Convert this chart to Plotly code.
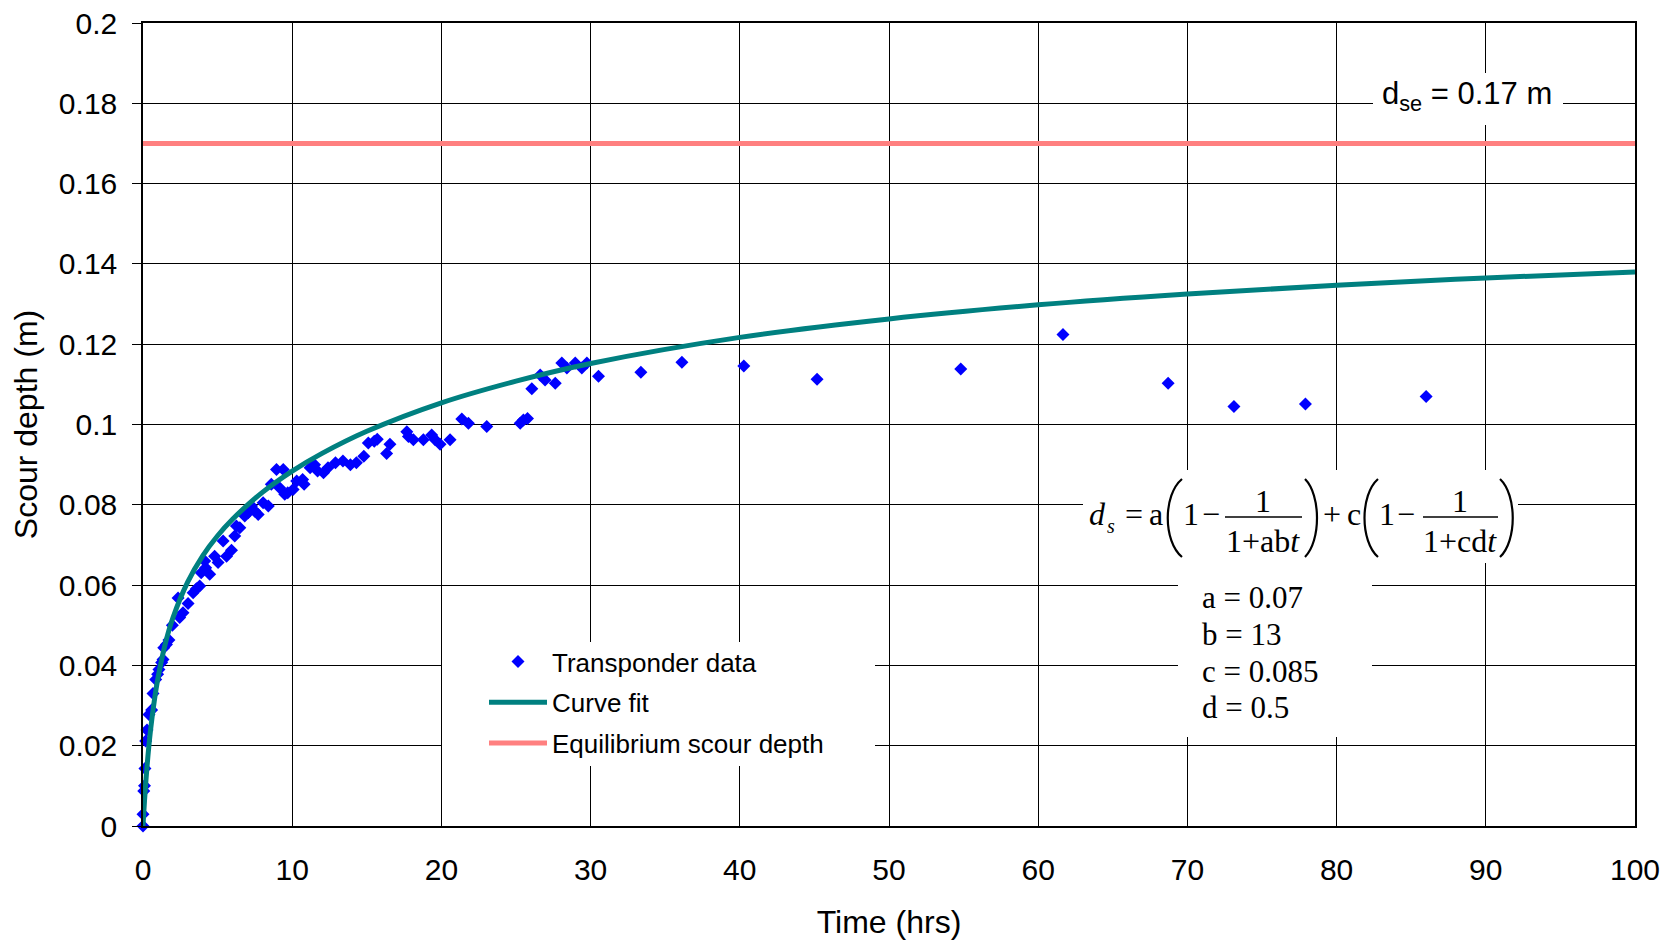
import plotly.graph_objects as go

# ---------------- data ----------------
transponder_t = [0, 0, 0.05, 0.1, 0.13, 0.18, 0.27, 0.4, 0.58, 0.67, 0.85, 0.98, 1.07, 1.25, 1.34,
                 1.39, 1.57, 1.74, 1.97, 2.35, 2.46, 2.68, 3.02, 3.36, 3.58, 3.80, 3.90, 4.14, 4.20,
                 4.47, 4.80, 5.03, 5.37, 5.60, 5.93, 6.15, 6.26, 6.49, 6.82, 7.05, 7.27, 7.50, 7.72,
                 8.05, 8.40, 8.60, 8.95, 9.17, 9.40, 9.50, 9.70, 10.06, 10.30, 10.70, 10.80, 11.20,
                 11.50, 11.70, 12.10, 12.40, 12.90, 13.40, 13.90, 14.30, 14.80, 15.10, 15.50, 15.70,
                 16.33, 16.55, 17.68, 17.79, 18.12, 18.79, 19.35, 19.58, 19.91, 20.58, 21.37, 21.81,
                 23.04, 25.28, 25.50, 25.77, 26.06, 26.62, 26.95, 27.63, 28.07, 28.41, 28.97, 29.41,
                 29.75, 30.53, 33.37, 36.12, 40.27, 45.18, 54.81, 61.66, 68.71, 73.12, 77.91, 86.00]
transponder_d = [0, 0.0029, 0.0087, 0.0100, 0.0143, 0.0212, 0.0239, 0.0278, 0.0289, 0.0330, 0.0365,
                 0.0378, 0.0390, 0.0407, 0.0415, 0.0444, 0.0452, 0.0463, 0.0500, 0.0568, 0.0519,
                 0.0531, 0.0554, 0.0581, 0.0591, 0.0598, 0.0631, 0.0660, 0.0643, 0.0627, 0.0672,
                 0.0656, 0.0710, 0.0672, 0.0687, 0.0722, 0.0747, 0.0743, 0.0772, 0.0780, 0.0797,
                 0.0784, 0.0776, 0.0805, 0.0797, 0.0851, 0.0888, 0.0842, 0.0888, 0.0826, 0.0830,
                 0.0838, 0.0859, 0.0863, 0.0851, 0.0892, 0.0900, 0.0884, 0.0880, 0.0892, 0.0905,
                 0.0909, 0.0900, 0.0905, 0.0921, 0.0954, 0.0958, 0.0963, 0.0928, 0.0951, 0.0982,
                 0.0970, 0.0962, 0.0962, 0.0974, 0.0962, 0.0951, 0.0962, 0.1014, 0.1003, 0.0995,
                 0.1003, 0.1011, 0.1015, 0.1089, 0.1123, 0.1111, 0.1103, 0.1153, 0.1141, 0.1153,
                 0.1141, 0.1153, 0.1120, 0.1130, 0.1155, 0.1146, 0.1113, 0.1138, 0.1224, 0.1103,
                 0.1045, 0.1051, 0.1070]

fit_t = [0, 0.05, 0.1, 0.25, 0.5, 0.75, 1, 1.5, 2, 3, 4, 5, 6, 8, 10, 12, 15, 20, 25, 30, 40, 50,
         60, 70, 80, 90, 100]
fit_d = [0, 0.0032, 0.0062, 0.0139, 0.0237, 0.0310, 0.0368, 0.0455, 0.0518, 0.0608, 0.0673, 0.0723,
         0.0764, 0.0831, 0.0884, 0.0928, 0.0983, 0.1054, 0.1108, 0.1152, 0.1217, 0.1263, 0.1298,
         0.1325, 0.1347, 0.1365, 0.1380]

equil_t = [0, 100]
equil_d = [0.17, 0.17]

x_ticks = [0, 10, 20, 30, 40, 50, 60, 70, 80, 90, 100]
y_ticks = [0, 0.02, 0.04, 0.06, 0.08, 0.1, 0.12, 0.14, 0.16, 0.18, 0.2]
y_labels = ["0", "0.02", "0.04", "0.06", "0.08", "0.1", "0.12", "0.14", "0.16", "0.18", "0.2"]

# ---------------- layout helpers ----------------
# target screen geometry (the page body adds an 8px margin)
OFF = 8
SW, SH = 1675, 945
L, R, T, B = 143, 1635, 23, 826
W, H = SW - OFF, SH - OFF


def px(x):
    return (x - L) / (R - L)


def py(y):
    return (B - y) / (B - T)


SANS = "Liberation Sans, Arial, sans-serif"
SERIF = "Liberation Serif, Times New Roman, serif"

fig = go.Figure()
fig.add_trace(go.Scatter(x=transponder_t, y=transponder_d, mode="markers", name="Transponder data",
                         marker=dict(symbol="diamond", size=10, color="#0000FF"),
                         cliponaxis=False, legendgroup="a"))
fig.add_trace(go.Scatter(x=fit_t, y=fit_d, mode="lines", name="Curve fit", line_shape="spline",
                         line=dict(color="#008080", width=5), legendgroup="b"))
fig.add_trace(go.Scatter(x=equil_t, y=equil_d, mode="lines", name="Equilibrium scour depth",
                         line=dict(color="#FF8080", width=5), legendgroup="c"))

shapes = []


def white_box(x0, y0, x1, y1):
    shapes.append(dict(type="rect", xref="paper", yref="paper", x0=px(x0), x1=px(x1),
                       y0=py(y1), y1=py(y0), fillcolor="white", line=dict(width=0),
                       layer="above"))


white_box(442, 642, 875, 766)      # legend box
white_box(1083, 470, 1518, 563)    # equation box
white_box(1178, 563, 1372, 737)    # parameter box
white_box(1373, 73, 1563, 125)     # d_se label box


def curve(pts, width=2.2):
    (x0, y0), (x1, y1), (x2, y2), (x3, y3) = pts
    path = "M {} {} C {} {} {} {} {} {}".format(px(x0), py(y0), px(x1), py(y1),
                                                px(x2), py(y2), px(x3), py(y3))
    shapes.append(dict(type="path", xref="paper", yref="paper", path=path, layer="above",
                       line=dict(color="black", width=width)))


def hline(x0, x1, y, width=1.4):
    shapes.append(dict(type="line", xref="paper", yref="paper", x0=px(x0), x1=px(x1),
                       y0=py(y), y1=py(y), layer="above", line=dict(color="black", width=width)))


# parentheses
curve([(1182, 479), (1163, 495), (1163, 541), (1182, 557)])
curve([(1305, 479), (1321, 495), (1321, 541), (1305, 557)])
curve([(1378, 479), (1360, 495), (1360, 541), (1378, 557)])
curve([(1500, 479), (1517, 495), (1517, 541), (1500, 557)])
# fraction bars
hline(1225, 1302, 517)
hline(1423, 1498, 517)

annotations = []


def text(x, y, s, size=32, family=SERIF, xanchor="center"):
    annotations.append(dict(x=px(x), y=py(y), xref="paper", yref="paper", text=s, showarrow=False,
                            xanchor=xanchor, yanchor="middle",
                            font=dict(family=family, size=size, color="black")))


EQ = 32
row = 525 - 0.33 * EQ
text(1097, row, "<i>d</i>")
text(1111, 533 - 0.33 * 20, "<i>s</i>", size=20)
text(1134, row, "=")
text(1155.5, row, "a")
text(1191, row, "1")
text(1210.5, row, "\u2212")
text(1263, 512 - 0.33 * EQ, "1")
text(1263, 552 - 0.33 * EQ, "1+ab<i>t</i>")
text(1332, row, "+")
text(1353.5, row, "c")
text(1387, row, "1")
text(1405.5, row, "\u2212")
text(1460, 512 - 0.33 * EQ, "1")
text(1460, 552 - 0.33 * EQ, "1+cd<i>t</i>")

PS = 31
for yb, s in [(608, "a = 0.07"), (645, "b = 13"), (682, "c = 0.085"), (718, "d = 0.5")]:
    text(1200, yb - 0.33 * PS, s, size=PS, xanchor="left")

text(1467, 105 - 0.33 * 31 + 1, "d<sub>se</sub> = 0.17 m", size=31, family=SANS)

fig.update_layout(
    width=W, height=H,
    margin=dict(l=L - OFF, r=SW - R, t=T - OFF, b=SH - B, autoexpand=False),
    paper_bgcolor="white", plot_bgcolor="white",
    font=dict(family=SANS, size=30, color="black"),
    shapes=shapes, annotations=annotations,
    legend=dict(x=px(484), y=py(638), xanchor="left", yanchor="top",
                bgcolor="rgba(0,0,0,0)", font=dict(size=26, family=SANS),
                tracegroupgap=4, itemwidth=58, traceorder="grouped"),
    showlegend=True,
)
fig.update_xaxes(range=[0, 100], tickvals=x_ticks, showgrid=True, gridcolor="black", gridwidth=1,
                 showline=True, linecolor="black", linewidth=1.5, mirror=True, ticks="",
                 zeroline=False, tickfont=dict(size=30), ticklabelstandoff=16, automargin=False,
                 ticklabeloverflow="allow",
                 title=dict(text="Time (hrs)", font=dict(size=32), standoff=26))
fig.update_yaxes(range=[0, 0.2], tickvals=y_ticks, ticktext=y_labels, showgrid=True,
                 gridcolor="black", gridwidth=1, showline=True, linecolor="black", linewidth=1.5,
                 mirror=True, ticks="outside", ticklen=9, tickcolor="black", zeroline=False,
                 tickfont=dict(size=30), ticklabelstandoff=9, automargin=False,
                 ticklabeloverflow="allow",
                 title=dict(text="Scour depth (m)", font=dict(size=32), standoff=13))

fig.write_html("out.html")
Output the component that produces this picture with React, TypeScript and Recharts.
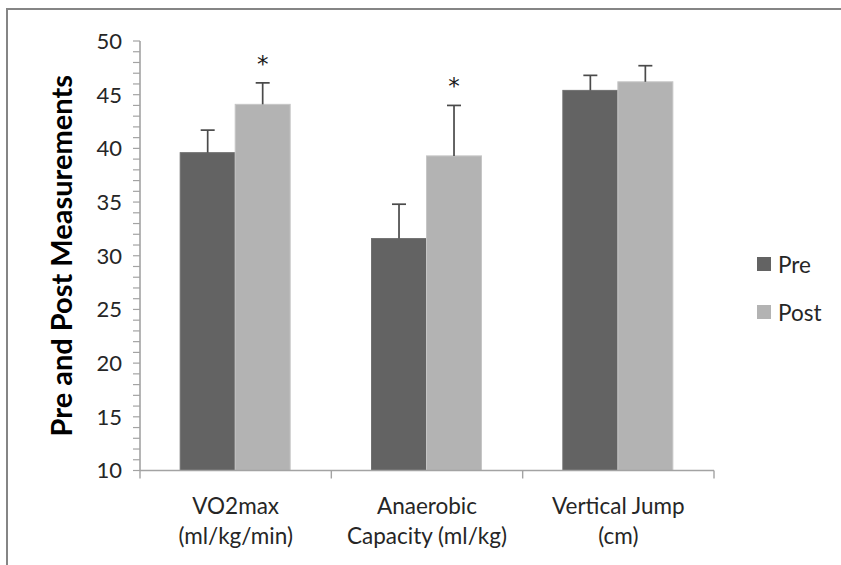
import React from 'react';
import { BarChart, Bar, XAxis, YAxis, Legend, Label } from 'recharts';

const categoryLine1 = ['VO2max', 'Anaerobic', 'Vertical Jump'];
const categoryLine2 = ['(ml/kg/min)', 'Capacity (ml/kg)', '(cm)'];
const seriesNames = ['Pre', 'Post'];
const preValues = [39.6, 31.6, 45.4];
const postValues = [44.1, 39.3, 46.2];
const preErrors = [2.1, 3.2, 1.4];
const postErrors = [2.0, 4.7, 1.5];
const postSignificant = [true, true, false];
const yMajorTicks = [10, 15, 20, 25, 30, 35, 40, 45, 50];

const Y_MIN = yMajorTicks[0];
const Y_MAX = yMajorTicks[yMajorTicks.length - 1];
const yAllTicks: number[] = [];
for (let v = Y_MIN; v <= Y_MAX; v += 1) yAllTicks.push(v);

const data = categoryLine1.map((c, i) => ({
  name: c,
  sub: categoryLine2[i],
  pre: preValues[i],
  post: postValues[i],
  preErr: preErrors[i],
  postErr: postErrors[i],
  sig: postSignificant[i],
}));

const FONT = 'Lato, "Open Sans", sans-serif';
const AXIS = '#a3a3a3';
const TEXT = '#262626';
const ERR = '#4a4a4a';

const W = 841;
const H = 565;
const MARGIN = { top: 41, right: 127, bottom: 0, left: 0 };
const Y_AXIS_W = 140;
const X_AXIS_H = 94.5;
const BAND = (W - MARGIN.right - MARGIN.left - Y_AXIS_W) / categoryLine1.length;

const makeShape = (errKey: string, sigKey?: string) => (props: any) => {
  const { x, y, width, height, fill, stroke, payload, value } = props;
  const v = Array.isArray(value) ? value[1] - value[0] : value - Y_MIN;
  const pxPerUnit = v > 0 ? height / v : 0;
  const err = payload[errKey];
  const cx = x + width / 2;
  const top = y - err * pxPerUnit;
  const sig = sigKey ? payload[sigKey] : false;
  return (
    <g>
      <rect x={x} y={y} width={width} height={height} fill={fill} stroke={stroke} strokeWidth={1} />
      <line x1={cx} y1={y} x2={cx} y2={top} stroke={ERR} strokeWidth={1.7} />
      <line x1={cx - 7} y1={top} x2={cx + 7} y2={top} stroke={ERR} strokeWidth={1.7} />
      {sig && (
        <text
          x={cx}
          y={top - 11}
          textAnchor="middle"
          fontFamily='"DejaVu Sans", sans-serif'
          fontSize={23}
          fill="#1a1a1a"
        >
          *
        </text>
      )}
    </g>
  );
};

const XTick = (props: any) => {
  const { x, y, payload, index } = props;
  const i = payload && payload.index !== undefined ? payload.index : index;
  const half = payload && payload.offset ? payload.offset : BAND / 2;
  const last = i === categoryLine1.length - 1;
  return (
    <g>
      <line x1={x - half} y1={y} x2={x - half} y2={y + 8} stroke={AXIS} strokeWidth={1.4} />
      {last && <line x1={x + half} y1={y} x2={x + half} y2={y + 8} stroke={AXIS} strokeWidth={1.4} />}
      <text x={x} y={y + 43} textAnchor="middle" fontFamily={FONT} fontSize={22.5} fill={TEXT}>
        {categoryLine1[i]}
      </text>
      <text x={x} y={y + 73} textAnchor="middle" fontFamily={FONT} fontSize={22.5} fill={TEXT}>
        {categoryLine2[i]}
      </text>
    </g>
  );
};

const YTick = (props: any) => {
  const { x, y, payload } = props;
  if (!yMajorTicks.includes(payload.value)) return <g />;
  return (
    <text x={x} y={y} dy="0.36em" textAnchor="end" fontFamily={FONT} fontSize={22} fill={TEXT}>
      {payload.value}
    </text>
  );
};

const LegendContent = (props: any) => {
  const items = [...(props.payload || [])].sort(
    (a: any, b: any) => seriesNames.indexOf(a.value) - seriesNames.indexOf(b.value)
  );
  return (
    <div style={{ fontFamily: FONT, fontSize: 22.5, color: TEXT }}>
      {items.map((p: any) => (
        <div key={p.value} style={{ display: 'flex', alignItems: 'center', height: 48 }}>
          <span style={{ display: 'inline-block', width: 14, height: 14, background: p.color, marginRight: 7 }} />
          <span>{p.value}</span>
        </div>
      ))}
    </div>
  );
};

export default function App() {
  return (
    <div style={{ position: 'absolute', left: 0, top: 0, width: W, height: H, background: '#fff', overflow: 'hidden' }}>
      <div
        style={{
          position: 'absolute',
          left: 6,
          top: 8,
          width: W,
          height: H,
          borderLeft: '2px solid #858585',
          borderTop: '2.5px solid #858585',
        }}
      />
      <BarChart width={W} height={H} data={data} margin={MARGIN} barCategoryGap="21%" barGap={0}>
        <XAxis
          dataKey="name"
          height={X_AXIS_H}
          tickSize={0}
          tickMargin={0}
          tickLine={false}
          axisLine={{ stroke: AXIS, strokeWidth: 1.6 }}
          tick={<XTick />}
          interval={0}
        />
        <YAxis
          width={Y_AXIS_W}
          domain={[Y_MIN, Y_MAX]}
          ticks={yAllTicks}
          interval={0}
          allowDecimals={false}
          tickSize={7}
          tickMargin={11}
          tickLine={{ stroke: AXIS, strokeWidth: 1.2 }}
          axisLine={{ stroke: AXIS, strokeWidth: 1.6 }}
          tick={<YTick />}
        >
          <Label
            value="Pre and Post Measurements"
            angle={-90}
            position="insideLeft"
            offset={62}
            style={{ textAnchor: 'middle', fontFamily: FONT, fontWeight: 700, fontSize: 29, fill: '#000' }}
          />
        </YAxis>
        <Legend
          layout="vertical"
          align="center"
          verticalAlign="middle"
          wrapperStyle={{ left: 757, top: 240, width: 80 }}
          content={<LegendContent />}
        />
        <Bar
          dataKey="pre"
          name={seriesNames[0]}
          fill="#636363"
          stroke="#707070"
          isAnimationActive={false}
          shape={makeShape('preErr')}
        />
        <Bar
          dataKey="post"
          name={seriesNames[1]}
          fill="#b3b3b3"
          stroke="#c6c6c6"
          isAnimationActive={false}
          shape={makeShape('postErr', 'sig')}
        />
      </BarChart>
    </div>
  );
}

+ + + +

Written instruction :: Pictures stay out. Repeat only the lines from the beginning of the data through the line that has "import plotly.graph_objects as go".

Answer in full ::
Convert this chart to Plotly code.
import plotly.graph_objects as go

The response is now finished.